Monday, 30 April 2018

Charging for support: a tax on disability and old age

In 2017 the Independent Living Strategy Group - an informal grouping of disability organisations and activists, chaired by Baroness Jane Campbell - put out a request for examples of where people had tried to challenge how their local authority was implementing the Care Act.  The most common experience we were told about was where people challenged the amount they were being charged for community care (which could also take the form of a charge against their direct payment).

This is a long-standing and much contentious issue. We are talking here, not about residential care but about the support people need to carry on living in their own homes. Local authorities do not have to charge for community care but, as their budgets have been progressively cut back, they have increasingly been opting to use their discretionary powers to charge. Nevertheless, there remains a great deal of inconsistency across the country as to how much they raise in charges - ranging from 4% of the total spent on adult social care by one local authority through to 46%.

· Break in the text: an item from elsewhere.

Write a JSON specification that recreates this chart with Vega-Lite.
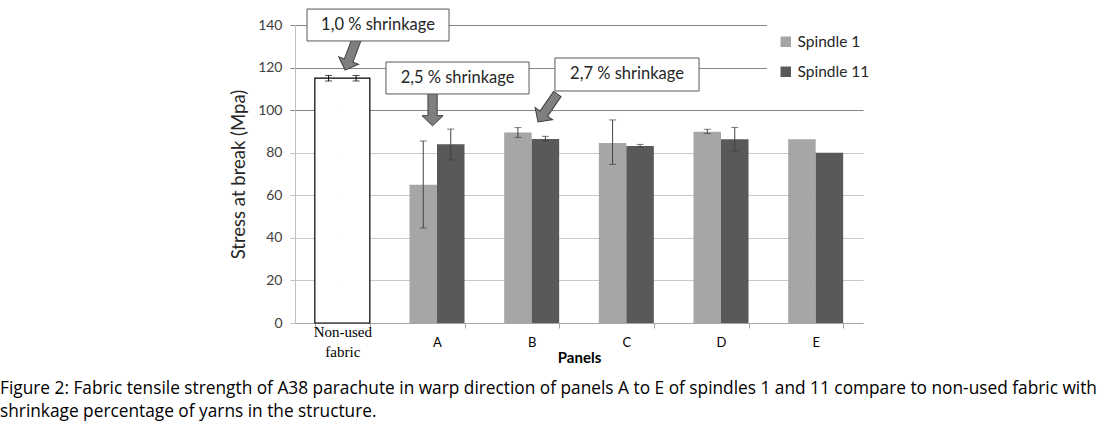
{
  "$schema": "https://vega.github.io/schema/vega-lite/v6.json",
  "width": 568,
  "height": 298,
  "autosize": {"type": "none"},
  "padding": {"left": 295, "top": 25, "right": 243, "bottom": 102},
  "background": "#ffffff",
  "config": {"view": {"stroke": null}, "font": "Lato"},
  "title": {
    "text": ["Figure 2: Fabric tensile strength of A38 parachute in warp direction of panels A to E of spindles 1 and 11 compare to non-used fabric with", "shrinkage percentage of yarns in the structure."],
    "orient": "bottom",
    "anchor": "start",
    "frame": "group",
    "dx": -295,
    "offset": 15,
    "font": "Open Sans",
    "fontSize": 17.3,
    "fontWeight": "normal",
    "lineHeight": 23,
    "color": "#000000"
  },
  "datasets": {
    "bars": [
      {"panel": "Non-used fabric", "spindle": "Spindle 1", "value": 115, "lo": 113.7, "hi": 116.3},
      {"panel": "Non-used fabric", "spindle": "Spindle 11", "value": 115, "lo": 113.7, "hi": 116.3},
      {"panel": "A", "spindle": "Spindle 1", "value": 65, "lo": 44.6, "hi": 85.5},
      {"panel": "A", "spindle": "Spindle 11", "value": 84, "lo": 76.6, "hi": 91.1},
      {"panel": "B", "spindle": "Spindle 1", "value": 89.5, "lo": 87.2, "hi": 91.8},
      {"panel": "B", "spindle": "Spindle 11", "value": 86.5, "lo": 85.4, "hi": 87.7},
      {"panel": "C", "spindle": "Spindle 1", "value": 84.6, "lo": 74.5, "hi": 95.4},
      {"panel": "C", "spindle": "Spindle 11", "value": 83.2, "lo": 82.7, "hi": 83.9},
      {"panel": "D", "spindle": "Spindle 1", "value": 89.8, "lo": 89.0, "hi": 91.0},
      {"panel": "D", "spindle": "Spindle 11", "value": 86.3, "lo": 80.7, "hi": 91.9},
      {"panel": "E", "spindle": "Spindle 1", "value": 86.3, "lo": null, "hi": null},
      {"panel": "E", "spindle": "Spindle 11", "value": 80, "lo": null, "hi": null}
    ],
    "notes": [
      {"label": "1,0 % shrinkage", "x0": 0.127, "x1": 1.627, "y0": 132.5, "y1": 147.5, "xc": 0.877, "yc": 140.0},
      {"label": "2,5 % shrinkage", "x0": 0.961, "x1": 2.472, "y0": 107.6, "y1": 122.6, "xc": 1.717, "yc": 115.1},
      {"label": "2,7 % shrinkage", "x0": 2.746, "x1": 4.268, "y0": 109.0, "y1": 124.5, "xc": 3.507, "yc": 116.8}
    ],
    "arrows": [
      {"x": 0.592, "y": 126.3, "angle": 20.5},
      {"x": 1.453, "y": 100.6, "angle": 0},
      {"x": 2.669, "y": 101.0, "angle": 34.6}
    ]
  },
  "layer": [
    {
      "data": {"name": "bars"},
      "layer": [
        {
          "mark": {"type": "bar", "strokeWidth": 0},
          "encoding": {
            "x": {
              "field": "panel", "type": "nominal",
              "scale": {"domain": ["Non-used fabric", "A", "B", "C", "D", "E"], "paddingInner": 0.419, "paddingOuter": 0.2095},
              "axis": {
                "title": "Panels",
                "titleFont": "Lato", "titleFontWeight": "bold", "titleFontSize": 15, "titleColor": "#000000",
                "titleY": 34, "titleBaseline": "middle",
                "labelAngle": 0,
                "labelExpr": "datum.value === 'Non-used fabric' ? ['Non-used', 'fabric'] : datum.value",
                "labelFont": {"condition": {"test": "datum.value === 'Non-used fabric'", "value": "Liberation Serif"}, "value": "Lato"},
                "labelFontSize": {"condition": {"test": "datum.value === 'Non-used fabric'", "value": 15}, "value": 13},
                "labelColor": "#000000",
                "labelBaseline": {"condition": {"test": "datum.value === 'Non-used fabric'", "value": "line-bottom"}, "value": "middle"},
                "labelPadding": 14,
                "labelLineHeight": 20,
                "tickBand": "extent",
                "tickColor": "#a6a6a6",
                "tickSize": 5,
                "domainColor": "#a6a6a6",
                "grid": false
              }
            },
            "xOffset": {"field": "spindle", "type": "nominal", "scale": {"domain": ["Spindle 1", "Spindle 11"], "paddingInner": 0, "paddingOuter": 0}},
            "y": {
              "field": "value", "type": "quantitative",
              "scale": {"domain": [0, 140], "nice": false},
              "axis": {
                "title": "Stress at break (Mpa)",
                "titleFont": "Lato", "titleFontSize": 18.5, "titleFontWeight": "normal", "titleColor": "#262626",
                "titlePadding": 9,
                "values": [0, 20, 40, 60, 80, 100, 120, 140],
                "labelFont": "Lato", "labelFontSize": 14, "labelColor": "#404040", "labelPadding": 8,
                "tickSize": 5,
                "tickColor": {"condition": {"test": "datum.value >= 100", "value": "#868686"}, "value": "#c0c0c0"},
                "domainColor": "#c0c0c0",
                "grid": true,
                "gridColor": {"condition": {"test": "datum.value >= 100", "value": "#868686"}, "value": "#c8c8c8"},
                "gridWidth": 1
              }
            },
            "color": {
              "field": "spindle", "type": "nominal",
              "condition": {"test": "datum.panel === 'Non-used fabric'", "value": "#ffffff"},
              "scale": {"domain": ["Spindle 1", "Spindle 11"], "range": ["#a6a6a6", "#595959"]},
              "legend": {
                "title": null,
                "orient": "none",
                "legendX": 472,
                "legendY": -2,
                "symbolType": "square",
                "symbolSize": 110,
                "symbolStrokeWidth": 0,
                "labelFont": "Lato",
                "labelFontSize": 15.5,
                "labelColor": "#262626",
                "labelOffset": 4,
                "rowPadding": 13,
                "padding": 11,
                "fillColor": "#ffffff"
              }
            }
          }
        },
        {
          "transform": [{"filter": "datum.panel === 'Non-used fabric' && datum.spindle === 'Spindle 1'"}],
          "mark": {"type": "bar", "fill": null, "fillOpacity": 0, "stroke": "#000000", "strokeWidth": 1.2},
          "encoding": {
            "x": {"field": "panel", "type": "nominal", "scale": {"domain": ["Non-used fabric", "A", "B", "C", "D", "E"], "paddingInner": 0.419, "paddingOuter": 0.2095}},
            "y": {"field": "value", "type": "quantitative", "scale": {"domain": [0, 140], "nice": false}, "title": "Stress at break (Mpa)"}
          }
        },
        {
          "transform": [{"filter": "isValid(datum.lo)"}],
          "mark": {"type": "rule", "strokeWidth": 1},
          "encoding": {
            "x": {"field": "panel", "type": "nominal", "scale": {"domain": ["Non-used fabric", "A", "B", "C", "D", "E"], "paddingInner": 0.419, "paddingOuter": 0.2095}},
            "xOffset": {"field": "spindle", "type": "nominal", "scale": {"domain": ["Spindle 1", "Spindle 11"], "paddingInner": 0, "paddingOuter": 0}},
            "y": {"field": "lo", "type": "quantitative", "scale": {"domain": [0, 140], "nice": false}, "title": "Stress at break (Mpa)"},
            "y2": {"field": "hi"},
            "color": {"condition": {"test": "datum.panel === 'Non-used fabric'", "value": "#000000"}, "value": "#404040"}
          }
        },
        {
          "transform": [{"filter": "isValid(datum.lo)"}],
          "mark": {"type": "tick", "orient": "horizontal", "size": 7, "thickness": 1},
          "encoding": {
            "x": {"field": "panel", "type": "nominal", "scale": {"domain": ["Non-used fabric", "A", "B", "C", "D", "E"], "paddingInner": 0.419, "paddingOuter": 0.2095}},
            "xOffset": {"field": "spindle", "type": "nominal", "scale": {"domain": ["Spindle 1", "Spindle 11"], "paddingInner": 0, "paddingOuter": 0}},
            "y": {"field": "lo", "type": "quantitative", "scale": {"domain": [0, 140], "nice": false}, "title": "Stress at break (Mpa)"},
            "color": {"condition": {"test": "datum.panel === 'Non-used fabric'", "value": "#000000"}, "value": "#404040"}
          }
        },
        {
          "transform": [{"filter": "isValid(datum.hi)"}],
          "mark": {"type": "tick", "orient": "horizontal", "size": 7, "thickness": 1},
          "encoding": {
            "x": {"field": "panel", "type": "nominal", "scale": {"domain": ["Non-used fabric", "A", "B", "C", "D", "E"], "paddingInner": 0.419, "paddingOuter": 0.2095}},
            "xOffset": {"field": "spindle", "type": "nominal", "scale": {"domain": ["Spindle 1", "Spindle 11"], "paddingInner": 0, "paddingOuter": 0}},
            "y": {"field": "hi", "type": "quantitative", "scale": {"domain": [0, 140], "nice": false}, "title": "Stress at break (Mpa)"},
            "color": {"condition": {"test": "datum.panel === 'Non-used fabric'", "value": "#000000"}, "value": "#404040"}
          }
        }
      ]
    },
    {
      "layer": [
        {
          "data": {"name": "arrows"},
          "mark": {
            "type": "point",
            "filled": true,
            "shape": "M-0.27,-1L0.27,-1L0.27,0.4L0.62,0.4L0,1L-0.62,0.4L-0.27,0.4Z",
            "size": 1156,
            "fill": "#7f7f7f",
            "stroke": "#3f3f3f",
            "strokeWidth": 1,
            "opacity": 1
          },
          "encoding": {
            "x": {"field": "x", "type": "quantitative", "scale": {"domain": [0, 6], "nice": false, "zero": false}, "axis": null},
            "y": {"field": "y", "type": "quantitative", "scale": {"domain": [0, 140], "nice": false}, "axis": null},
            "angle": {"field": "angle", "type": "quantitative", "scale": null}
          }
        },
        {
          "data": {"name": "notes"},
          "mark": {"type": "rect", "fill": "#ffffff", "stroke": "#595959", "strokeWidth": 1},
          "encoding": {
            "x": {"field": "x0", "type": "quantitative", "scale": {"domain": [0, 6], "nice": false, "zero": false}, "axis": null},
            "x2": {"field": "x1"},
            "y": {"field": "y0", "type": "quantitative", "scale": {"domain": [0, 140], "nice": false}, "axis": null},
            "y2": {"field": "y1"}
          }
        },
        {
          "data": {"name": "notes"},
          "mark": {"type": "text", "font": "Lato", "fontSize": 16.5, "color": "#262626", "align": "center", "baseline": "middle"},
          "encoding": {
            "x": {"field": "xc", "type": "quantitative", "scale": {"domain": [0, 6], "nice": false, "zero": false}, "axis": null},
            "y": {"field": "yc", "type": "quantitative", "scale": {"domain": [0, 140], "nice": false}, "axis": null},
            "text": {"field": "label"}
          }
        }
      ]
    }
  ],
  "resolve": {"scale": {"x": "independent", "y": "independent"}}
}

The current political and public debate about funding for social care is too often confined to the issue of whether older people should have to sell their homes in order to fund residential care.  But more people (of all ages) receive social care support to live in their own home and many will have been subject to a financial assessment to determine how much they should contribute towards the cost of their support. 

There is a dearth of up to date information about charging and its impact: a 2008 survey found evidence of people giving up social care support because they couldn’t afford the charge, and almost a third said they didn’t feel their disability-related expenditure was taken properly into account in the means-test their Council applied.  If the impact of charging was significant 10 years ago it is likely to be even more so today, given that more local authorities are now charging and that disabled people have been considerably disadvantaged by the impact of various welfare reforms. 

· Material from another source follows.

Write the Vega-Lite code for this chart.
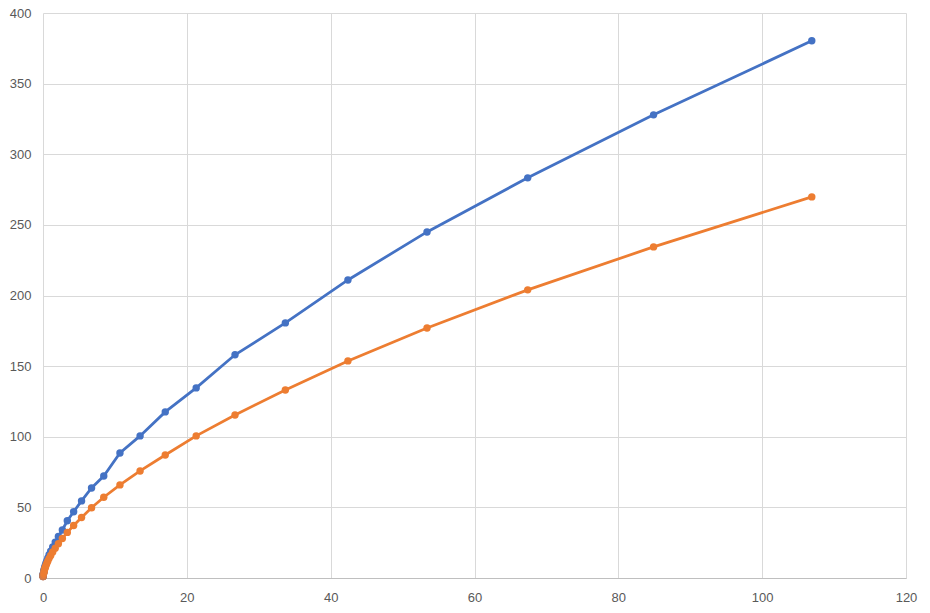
{
  "$schema": "https://vega.github.io/schema/vega-lite/v6.json",
  "width": 863,
  "height": 565,
  "autosize": "none",
  "padding": {"left": 43, "top": 13, "right": 24, "bottom": 35},
  "background": "white",
  "config": {"view": {"stroke": null}},
  "data": {"values": [
    {"x": 106.9, "s": "A", "y": 380.3}, {"x": 84.9, "s": "A", "y": 327.9}, {"x": 67.4, "s": "A", "y": 283.3},
    {"x": 53.4, "s": "A", "y": 245.0}, {"x": 42.4, "s": "A", "y": 211.0}, {"x": 33.7, "s": "A", "y": 180.6},
    {"x": 26.7, "s": "A", "y": 158.0}, {"x": 21.3, "s": "A", "y": 134.6}, {"x": 17.0, "s": "A", "y": 117.6},
    {"x": 13.5, "s": "A", "y": 100.6}, {"x": 10.7, "s": "A", "y": 88.5}, {"x": 8.45, "s": "A", "y": 72.2},
    {"x": 6.75, "s": "A", "y": 63.7}, {"x": 5.36, "s": "A", "y": 54.6}, {"x": 4.26, "s": "A", "y": 46.9},
    {"x": 3.38, "s": "A", "y": 40.5}, {"x": 2.69, "s": "A", "y": 34.0}, {"x": 2.14, "s": "A", "y": 29.4},
    {"x": 1.70, "s": "A", "y": 25.4}, {"x": 1.35, "s": "A", "y": 22.0}, {"x": 1.07, "s": "A", "y": 19.0},
    {"x": 0.85, "s": "A", "y": 16.5}, {"x": 0.675, "s": "A", "y": 14.2}, {"x": 0.536, "s": "A", "y": 12.3},
    {"x": 0.426, "s": "A", "y": 10.6}, {"x": 0.338, "s": "A", "y": 9.2}, {"x": 0.269, "s": "A", "y": 8.0},
    {"x": 0.214, "s": "A", "y": 6.9}, {"x": 0.170, "s": "A", "y": 6.0}, {"x": 0.135, "s": "A", "y": 5.2},
    {"x": 0.107, "s": "A", "y": 4.5}, {"x": 0.085, "s": "A", "y": 3.9}, {"x": 0.0675, "s": "A", "y": 3.3},
    {"x": 0.0536, "s": "A", "y": 2.9}, {"x": 0.0426, "s": "A", "y": 2.5}, {"x": 0.0338, "s": "A", "y": 2.2},
    {"x": 0.0269, "s": "A", "y": 1.9}, {"x": 0.0214, "s": "A", "y": 1.6}, {"x": 0.017, "s": "A", "y": 1.4},
    {"x": 0.0135, "s": "A", "y": 1.2}, {"x": 0.0107, "s": "A", "y": 1.0},
    {"x": 106.9, "s": "B", "y": 269.8}, {"x": 84.9, "s": "B", "y": 234.4}, {"x": 67.4, "s": "B", "y": 204.0},
    {"x": 53.4, "s": "B", "y": 177.0}, {"x": 42.4, "s": "B", "y": 153.7}, {"x": 33.7, "s": "B", "y": 133.1},
    {"x": 26.7, "s": "B", "y": 115.4}, {"x": 21.3, "s": "B", "y": 100.6}, {"x": 17.0, "s": "B", "y": 87.1},
    {"x": 13.5, "s": "B", "y": 75.8}, {"x": 10.7, "s": "B", "y": 65.9}, {"x": 8.45, "s": "B", "y": 57.2},
    {"x": 6.75, "s": "B", "y": 49.7}, {"x": 5.36, "s": "B", "y": 42.8}, {"x": 4.26, "s": "B", "y": 37.2},
    {"x": 3.38, "s": "B", "y": 32.3}, {"x": 2.69, "s": "B", "y": 28.0}, {"x": 2.14, "s": "B", "y": 24.3},
    {"x": 1.70, "s": "B", "y": 21.1}, {"x": 1.35, "s": "B", "y": 18.4}, {"x": 1.07, "s": "B", "y": 16.0},
    {"x": 0.85, "s": "B", "y": 13.9}, {"x": 0.675, "s": "B", "y": 12.1}, {"x": 0.536, "s": "B", "y": 10.5},
    {"x": 0.426, "s": "B", "y": 9.1}, {"x": 0.338, "s": "B", "y": 7.9}, {"x": 0.269, "s": "B", "y": 6.9},
    {"x": 0.214, "s": "B", "y": 6.0}, {"x": 0.170, "s": "B", "y": 5.2}, {"x": 0.135, "s": "B", "y": 4.5},
    {"x": 0.107, "s": "B", "y": 3.9}, {"x": 0.085, "s": "B", "y": 3.4}, {"x": 0.0675, "s": "B", "y": 3.0},
    {"x": 0.0536, "s": "B", "y": 2.6}, {"x": 0.0426, "s": "B", "y": 2.2}, {"x": 0.0338, "s": "B", "y": 1.9},
    {"x": 0.0269, "s": "B", "y": 1.7}, {"x": 0.0214, "s": "B", "y": 1.5}, {"x": 0.017, "s": "B", "y": 1.3},
    {"x": 0.0135, "s": "B", "y": 1.1}, {"x": 0.0107, "s": "B", "y": 1.0}
  ]},
  "encoding": {
    "x": {
      "field": "x", "type": "quantitative",
      "scale": {"domain": [0, 120], "nice": false, "zero": true},
      "axis": {
        "title": null, "values": [0, 20, 40, 60, 80, 100, 120],
        "grid": true, "gridColor": "#D9D9D9", "gridWidth": 1,
        "domain": true, "domainColor": "#BFBFBF", "domainWidth": 1,
        "ticks": false, "labelPadding": 13, "labelFlush": false,
        "labelFont": "Liberation Sans", "labelFontSize": 13, "labelColor": "#595959"
      }
    },
    "y": {
      "field": "y", "type": "quantitative",
      "scale": {"domain": [0, 400], "nice": false},
      "axis": {
        "title": null, "values": [0, 50, 100, 150, 200, 250, 300, 350, 400],
        "grid": true, "gridColor": "#D9D9D9", "gridWidth": 1,
        "domain": false, "ticks": false, "labelPadding": 12, "labelFlush": false,
        "labelFont": "Liberation Sans", "labelFontSize": 13, "labelColor": "#595959"
      }
    },
    "color": {
      "field": "s", "type": "nominal",
      "scale": {"domain": ["A", "B"], "range": ["#4472C4", "#ED7D31"]},
      "legend": null
    },
    "order": {"field": "x", "type": "quantitative"}
  },
  "mark": {"type": "line", "strokeWidth": 2.75, "point": {"filled": true, "size": 55, "opacity": 1}}
}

Most disabled people will tell you that they have additional costs directly related to their experience of impairment/illness and/or disabling barriers.  A 2014 Scope survey found that on average these additional costs amount to £550 per month.  These costs stem from not only the costs of extra heating, specialist equipment, diet, transport etc but also, as the report found, from the fact that goods and services marketed to disabled people commonly cost more than those aimed at non-disabled people.  Daily life just costs more if you’re disabled.

Disability living allowance/Personal Independence Payments and Attendance Allowance are an acknowledgement of the additional costs of being disabled - which is why they are not means-tested - but the level at which they are paid is nowhere near the actual costs.  In addition, local authorities are allowed to include the care component of DLA/PIP, and Attendance Allowance in the means-test for social care. 

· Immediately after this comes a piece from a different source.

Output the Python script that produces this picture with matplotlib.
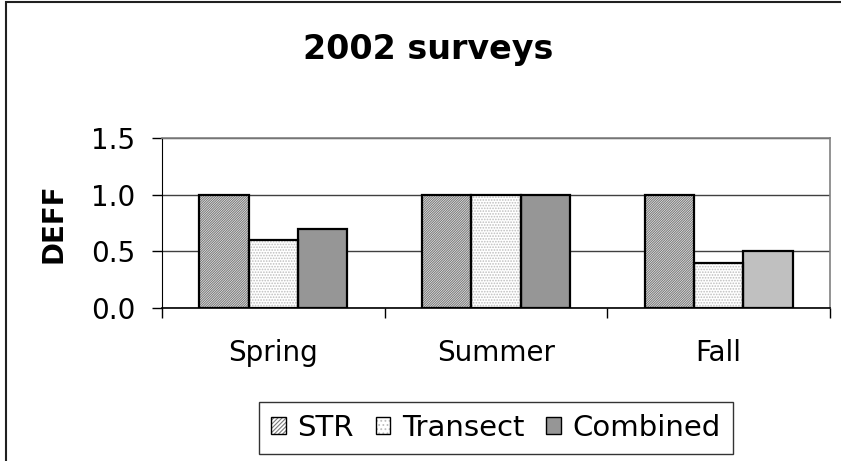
import numpy as np
import matplotlib
matplotlib.use('Agg')
from matplotlib import pyplot as plt
from matplotlib.patches import Rectangle, Patch
from matplotlib.legend_handler import HandlerTuple

# data
seasons = ['Spring', 'Summer', 'Fall']
series = ['STR', 'Transect', 'Combined']
str_vals = [1.0, 1.0, 1.0]
transect_vals = [0.6, 1.0, 0.4]
combined_vals = [0.7, 1.0, 0.5]
yticks = [0.0, 0.5, 1.0, 1.5]

# the original is stretched sideways, DejaVu's wider glyphs fit it better
plt.rcParams['font.family'] = ['DejaVu Sans']
plt.rcParams['hatch.linewidth'] = 0.8

fig = plt.figure(figsize=(8.41, 4.61), dpi=100)
ax = fig.add_axes([162 / 841, 1 - 308 / 461, 668 / 841, 170 / 461])

x = np.arange(len(seasons))
w = 0.222

# fills (hatch colour comes from edgecolor, so outline drawn separately)
ax.bar(x - w, str_vals, w, color='white', edgecolor='#7a7a7a', hatch='/' * 14, linewidth=0, zorder=2)
ax.bar(x, transect_vals, w, color='white', edgecolor='#bdbdbd', hatch='.' * 6, linewidth=0, zorder=2)
comb = ax.bar(x + w, combined_vals, w, color='#969696', linewidth=0, zorder=2)
comb[2].set_facecolor('#c0c0c0')
for off, vals in [(-w, str_vals), (0, transect_vals), (w, combined_vals)]:
    ax.bar(x + off, vals, w, fill=False, edgecolor='black', linewidth=1.6, zorder=3)

ax.set_xlim(-0.5, 2.5)
ax.set_ylim(0, 1.5)
ax.set_yticks(yticks)
ax.set_yticklabels(['%.1f' % v for v in yticks], fontsize=20)
ax.set_xticks(x)
ax.set_xticklabels(seasons, fontsize=20)
ax.set_xticks([-0.5, 0.5, 1.5, 2.5], minor=True)
ax.tick_params(axis='x', which='major', length=0, pad=22)
ax.tick_params(axis='x', which='minor', length=7, width=1, direction='out')
ax.tick_params(axis='y', length=7, width=1, direction='out', pad=12)
ax.yaxis.grid(True, color='#404040', linewidth=1, zorder=0)
ax.set_axisbelow(True)

ax.spines['left'].set_color('black')
ax.spines['bottom'].set_color('black')
ax.spines['bottom'].set_linewidth(1.2)
ax.spines['right'].set_color('#808080')
ax.spines['top'].set_color('#808080')
ax.spines['right'].set_linewidth(1.2)
ax.spines['top'].set_linewidth(1.2)

fig.text(53 / 841, 1 - 223 / 461, 'DEFF', fontsize=20, fontweight='bold',
         rotation=90, ha='center', va='center')
fig.text(428 / 841, 1 - 59 / 461, '2002 surveys', fontsize=24, fontweight='bold',
         ha='center', va='baseline')

outline = Patch(facecolor='none', edgecolor='black', linewidth=1)
handles = [(Patch(facecolor='white', edgecolor='#7a7a7a', hatch='/' * 8, linewidth=0), outline),
           (Patch(facecolor='white', edgecolor='#bdbdbd', hatch='.' * 4, linewidth=0), outline),
           Patch(facecolor='#969696', edgecolor='black', linewidth=1)]
leg = fig.legend(handles, series, loc='center', bbox_to_anchor=(496 / 841, 1 - 428 / 461),
                 ncol=3, fontsize=21, frameon=True, fancybox=False, edgecolor='black',
                 handlelength=0.5, handleheight=0.5, handletextpad=0.4, columnspacing=0.75,
                 borderpad=0.4, borderaxespad=0, handler_map={tuple: HandlerTuple(ndivide=1)})
leg.get_frame().set_linewidth(1)

# outer chart border (right and bottom edges fall outside the image)
fig.patches.append(Rectangle((5.5 / 841, -0.2), 1.2, 1.2 - 1.5 / 461, transform=fig.transFigure,
                             fill=False, edgecolor='#202020', linewidth=1.5))

fig.savefig('out.png', dpi=100)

Since the late 1990s, earned income is not taken into account in the means test for social care - or at least it shouldn’t be - but savings and pension income is.  This means that, not only can disabled people be penalised if they have been able to build up savings, but that they can experience a dramatic ‘cliff edge’ in their standard of living once they retire or are forced to give up work because of illness or impairment.  Households with at least one disabled adult are more likely than non-disabled households to be in debt and unable to build up savings, less likely to be able to pay for an unexpected but necessary expense, and more likely to be living in poverty.  Small wonder that many people (we don’t know how many) never get the care that they have been assessed as needing because they can’t afford the charge made by their local authority.  As one person told One Place East, a disability organisation in Redbridge: 

So there I am, Mrs Smith, desperate for this care, I can't wait for the financial assessment because I don't know when this is going to be and at the same time I'm scared about what the true cost of that care is going to be and that assessment officer who is there to put all these things in place can't advise me so I'm going to go, no thank you dear. 

One local Council, however, has bucked the trend and abolished charges for social care for its disabled and older residents.  The Labour opposition in Hammersmith and Fulham had made a commitment in run-up to the 2014 local elections that, if elected, this is what they would do….and they kept their promise, arguing that this was “getting rid of what was in effect a tax on disability”. 

If one Council can do this, why not others?  Is it really worth spending money on means-testing and collecting the charges?  Is it right that a system which is intended to provide the support people need to go about their daily lives is also designed in such a way as to reduce their standard of living to just above the poverty line? Is it right that the often haphazard and inadequate way that charges are calculated means that many face the decision of either falling below the poverty line or refusing the help they so desperately need?  Is the long-awaited Green Paper likely to tackle any of these issues?

The Independent Living Strategy Group is determined to raise the issue of charging for social care when the Green Paper finally emerges.  To help inform the debate we are carrying out a survey of people’s experiences and also seeking information from local authorities (through a Freedom of Information request).  We hope to publish the findings in the summer.